— Ее еще называют фрамбезией, от французского
— Понятно. Хорошо еще, что ты его, так же как и двух других, сразу изолировал. А то сколько бы людей еще заболело!
— Тс-с-с, не так громко, Магистр! Матросы ничего на свете так не боятся, как сифилиса и заразной лихорадки. А сейчас пойдем, нас ждут другие пациенты. — Витус бросил на больного еще один сочувственный взгляд, а вслух бодро сказал: — Выше голову, Баркс! Все будет хорошо! Принимай, как я тебе сказал, кантаридин, и пусть тебе дают обильное питье. Пей свежей воды столько, сколько сможешь. После Фуншалы у нас ее предостаточно.
Баркс пробормотал что-то невразумительное и плотнее завернулся в одеяло.
— Ладно, пойдем, Магистр, посмотрим, что у нас сегодня.
Витус, а за ним в кильватере маленький ученый направились в другую часть кубрика, где уже выстроилась целая очередь матросов, терпеливо ожидающих их. Как и все матросы мира, они были рады перерыву в тяжелой монотонной службе, даже если при лечении приходилось и пострадать. Витус с удовлетворением отметил, что все члены команды, больные и здоровые, выглядели гораздо лучше, чем еще несколько недель назад. Не напрасно он закупил в Фуншале на свои средства, естественно, свежие овощи и мясо! Цвет лиц членов команды радовал, а десны стали крепче, и гематомы на них исчезли.
— Как твоя экзема, Робсон? — обратился Витус к первому в очереди.
— Да так себе, кирургик, — матрос вытянул правую руку, кожа на которой выглядела воспаленной, красной и растрескавшейся.
— И все так же чешется?
— Мм… ну, сэр, может чуток получше.
— Давай посмотрим. — Витус склонился над рукой.

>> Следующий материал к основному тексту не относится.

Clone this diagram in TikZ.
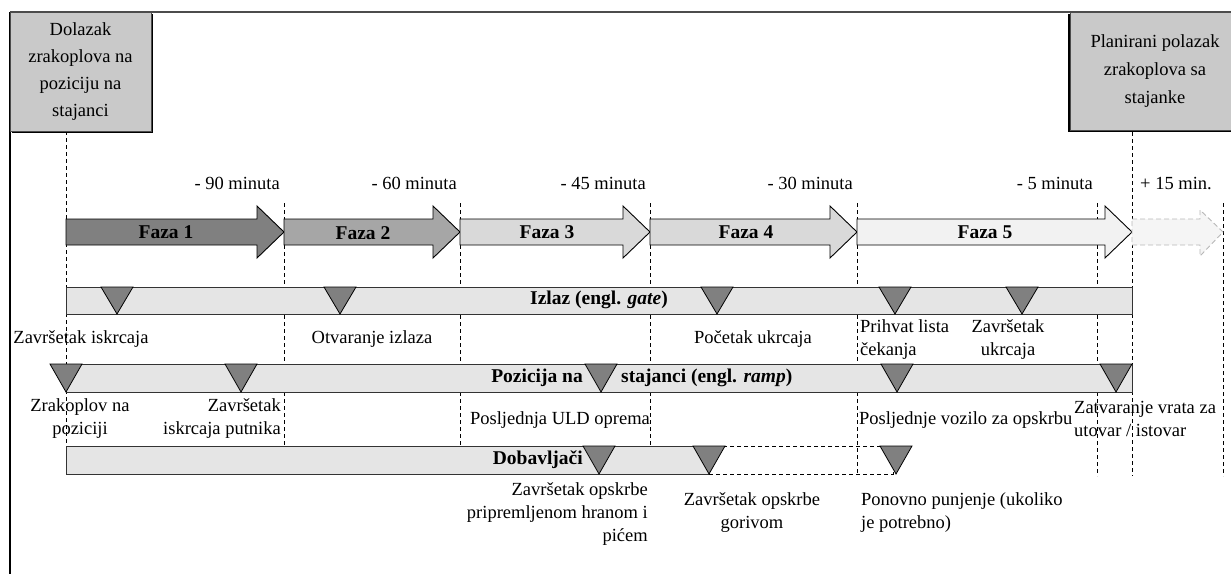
\documentclass[tikz,border=0pt]{standalone}
\usepackage{fontspec}
\setmainfont{Liberation Serif}
\definecolor{boxfill}{gray}{0.79}
\definecolor{fa}{gray}{0.50}
\definecolor{fb}{gray}{0.65}
\definecolor{fc}{gray}{0.85}
\definecolor{fd}{gray}{0.85}
\definecolor{fe}{gray}{0.95}
\definecolor{barfill}{gray}{0.90}
\definecolor{trifill}{gray}{0.50}
\definecolor{ghostfill}{gray}{0.96}
\definecolor{ghostdraw}{gray}{0.72}
\newcommand\myfs{\fontsize{18.5}{23}\selectfont}
\newcommand\myfsb{\fontsize{19.5}{23}\selectfont\bfseries}
\newcommand\phasearrow[3]{%
  \draw[arrowline, fill=#3] (#1,219) -- ({#2-27},219) -- ({#2-27},206) -- (#2,232) -- ({#2-27},258) -- ({#2-27},245) -- (#1,245) -- cycle;}
\newcommand\tridown[3]{% tip x, top y, bottom y
  \draw[tri] ({#1-16},#2) -- ({#1+16},#2) -- (#1,#3) -- cycle;}
\begin{document}
\begin{tikzpicture}[x=1pt,y=-1pt,
  txt/.style={font=\myfs, inner sep=0pt},
  bold/.style={font=\myfsb, inner sep=0pt},
  vdash/.style={line width=0.8pt, dash pattern=on 4pt off 3pt},
  arrowline/.style={draw=black, line width=0.9pt},
  bar/.style={draw=black!80, fill=barfill, line width=1pt},
  tri/.style={draw=black, fill=trifill, line width=0.8pt},
  box/.style={draw=black!70, fill=boxfill, line width=0.8pt, inner sep=0pt, align=center, font=\myfs}]
\useasboundingbox (0,0) rectangle (1231,574);
% frame
\draw[line width=1.5pt, black!70] (10,12) -- (1231,12);
\draw[line width=1.5pt, black] (10,12) -- (10,574);
% vertical dashed guides
\draw[vdash] (66,131) -- (66,446);
\draw[vdash] (284,203) -- (284,446);
\draw[vdash] (460,203) -- (460,446);
\draw[vdash] (650,203) -- (650,446);
\draw[vdash] (857,203) -- (857,474);
\draw[vdash] (1097,203) -- (1097,476);
\draw[vdash] (1132,132) -- (1132,476);
\draw[vdash] (1223,203) -- (1223,476);
% boxes with shadows
\fill[black] (12,14) rectangle (153,133);
\node[box, minimum width=141pt, minimum height=119pt, font=\fontsize{18.5}{26.7}\selectfont] (arrival) at (80.5,71.5) {Dolazak\\zrakoplova na\\poziciju na\\stajanci};
\fill[black] (1068,14) rectangle (1240,132);
\node[box, minimum width=170pt, minimum height=118pt, font=\fontsize{18.5}{28}\selectfont] (departure) at (1155,71) {Planirani polazak\\zrakoplova sa\\stajanke};
% time labels
\node[txt, anchor=east] (t90) at (280,183) {- 90 minuta};
\node[txt, anchor=east] (t60) at (457,183) {- 60 minuta};
\node[txt, anchor=east] (t45) at (646,183) {- 45 minuta};
\node[txt, anchor=east] (t30) at (853,183) {- 30 minuta};
\node[txt, anchor=east] (t5) at (1093,183) {- 5 minuta};
\node[txt, anchor=west] (t15) at (1140,183) {+ 15 min.};
% phase arrows
\phasearrow{66}{284}{fa}
\phasearrow{284}{460}{fb}
\phasearrow{460}{650}{fc}
\phasearrow{650}{857}{fd}
\phasearrow{857}{1132}{fe}
\draw[draw=ghostdraw, fill=ghostfill, line width=0.9pt, dash pattern=on 5pt off 3pt] (1132,219) -- (1200,219) -- (1200,210) -- (1223,232) -- (1200,256) -- (1200,245) -- (1132,245) -- cycle;
\node[bold] (f1) at (166,232) {Faza 1};
\node[bold] (f2) at (363,233) {Faza 2};
\node[bold] (f3) at (547,232) {Faza 3};
\node[bold] (f4) at (746,232) {Faza 4};
\node[bold] (f5) at (985,232) {Faza 5};
% bars
\draw[bar] (66,287) rectangle (1132,314);
\draw[bar] (66,364) rectangle (1132,392);
\draw[bar] (66,446) rectangle (709,474);
\draw[vdash] (709,446) rectangle (893,474);
\node[bold] (gate) at (599,300) {Izlaz (engl. \textit{gate})};
\node[bold, anchor=east] (ramp1) at (583,378) {Pozicija na};
\node[bold, anchor=west] (ramp2) at (621,378) {stajanci (engl. \textit{ramp})};
\node[bold, anchor=east] (supp) at (583,460) {Dobavljači};
% triangles
\tridown{117}{287}{314}
\tridown{340}{287}{314}
\tridown{717}{287}{314}
\tridown{895}{287}{314}
\tridown{1022}{287}{314}
\tridown{66}{364}{392}
\tridown{241}{364}{392}
\tridown{601}{364}{392}
\tridown{897}{364}{392}
\tridown{1116}{364}{392}
\tridown{599}{446}{474}
\tridown{709}{446}{474}
\tridown{896}{446}{474}
% labels
\node[txt] (l1) at (81,339) {Završetak iskrcaja};
\node[txt] (l2) at (372,339) {Otvaranje izlaza};
\node[txt] (l3) at (753,339) {Početak ukrcaja};
\node[txt, align=left, anchor=west] (l4) at (860,340) {Prihvat lista\\čekanja};
\node[txt, align=center] (l5) at (1008,340) {Završetak\\ukrcaja};
\node[txt, align=center] (l6) at (80,419) {Zrakoplov na\\poziciji};
\node[txt, align=right, anchor=east] (l7) at (281,419) {Završetak\\iskrcaja putnika};
\node[txt] (l8) at (560,420) {Posljednja ULD oprema};
\node[txt, anchor=west] (l9) at (859,420) {Posljednje vozilo za opskrbu};
\node[txt, align=left, anchor=west] (l10) at (1074,419) {Zatvaranje vrata za\\utovar / istovar};
\node[txt, align=right, anchor=east] (l11) at (648,514) {Završetak opskrbe\\pripremljenom hranom i\\pićem};
\node[txt, align=center] (l12) at (752,513) {Završetak opskrbe\\gorivom};
\node[txt, align=left, anchor=west] (l13) at (861,513) {Ponovno punjenje (ukoliko\\je potrebno)};
\end{tikzpicture}
\end{document}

Большинство матросов страдали застарелыми экземами и лишаями. Они воспринимали эту напасть как Богом данную, как и цингу. Витус уже в первые дни понял, что виной тому были условия, в которых эти люди влачили существование: плохое однообразное питание, влажный воздух в подпалубном помещении, едучая соленая вода и редко просыхающее белье. Удивительно, что при всем этом команда худо-бедно подчинялась дисциплине. Но, с другой стороны, куда было деваться? Кто не проявлял послушания, быстро отведывал плетки, а то и хуже — на него накладывали кандалы. Свежих продуктов люди не видели долгими месяцами, зато вдоволь хватало соленой воды — того и другого было тоже не изменить, так что единственное, что оставалось Витусу, — это приучать матросов чаще менять белье, рубашки и штаны на сухую одежду. Но это тоже было легче сказать, чем выполнить, потому что у многих всего и было одежды, что на себе. Кроме этого, по уговору с Джеральдом, Витус потребовал, чтобы кубрик на протяжении всего дня держали открытым, хотя бы при хорошей погоде. А позже распорядился сшить из старой парусины ветровой конус и повесить его так, чтобы он постоянно гнал в помещение свежий бриз для очищения воздуха от миазмов — ядовитых испарений десятков тел.
Что еще оставалось делать, так это ежедневно осматривать и лечить команду. Витус не мог прописывать ванночки из молочной сыворотки, этой крайне полезной жидкости, из-за полного отсутствия таковой и поэтому обходился известковым порошком и смесью ланолиновой мази с маслом на зверобое. Оба средства он приобрел в Фуншале.
Экзема у Робсона была сухого типа, поэтому Витус втирал ему в руку мазь.
— Не спускай рукав до тех пор, пока медикамент полностью не впитается! — напомнил он матросу.
— Да, кирургик! Спасибо, кирургик!
Мокнущие экземы Витус пользовал известковым порошком, оставаясь верным учению великих, что мокрое побеждается сухим, а сухое — влажным.
Кроме экзем и лишаев наиболее частые жалобы были на компрессионные и рваные раны: матросы каждый день выполняли свой тяжкий труд.
Когда Витус с помощью Магистра закончил обрабатывать последнего больного, то, к своему удивлению, увидел штурмана О’Могрейна.
— Вот так сюрприз! Надеюсь, вы не пациент, мистер О’Могрейн?
— Боюсь, что должен вас разочаровать, кирургик. — О’Могрейн показал свое левое запястье, которое сильно опухло.
— Двигать рукой можете?
Вместо ответа штурман, очевидно испытывая боль, повертел ладонью в разные стороны.
— Похоже на растяжение сухожилия. Подождите, сейчас!
Витус нанес на больное место болеутоляющую мазь, а Магистр наложил одну из своих знаменитых повязок, которые славились тем, что были тугими, чтобы хорошо держать и держаться, но не настолько, чтобы мешать току крови.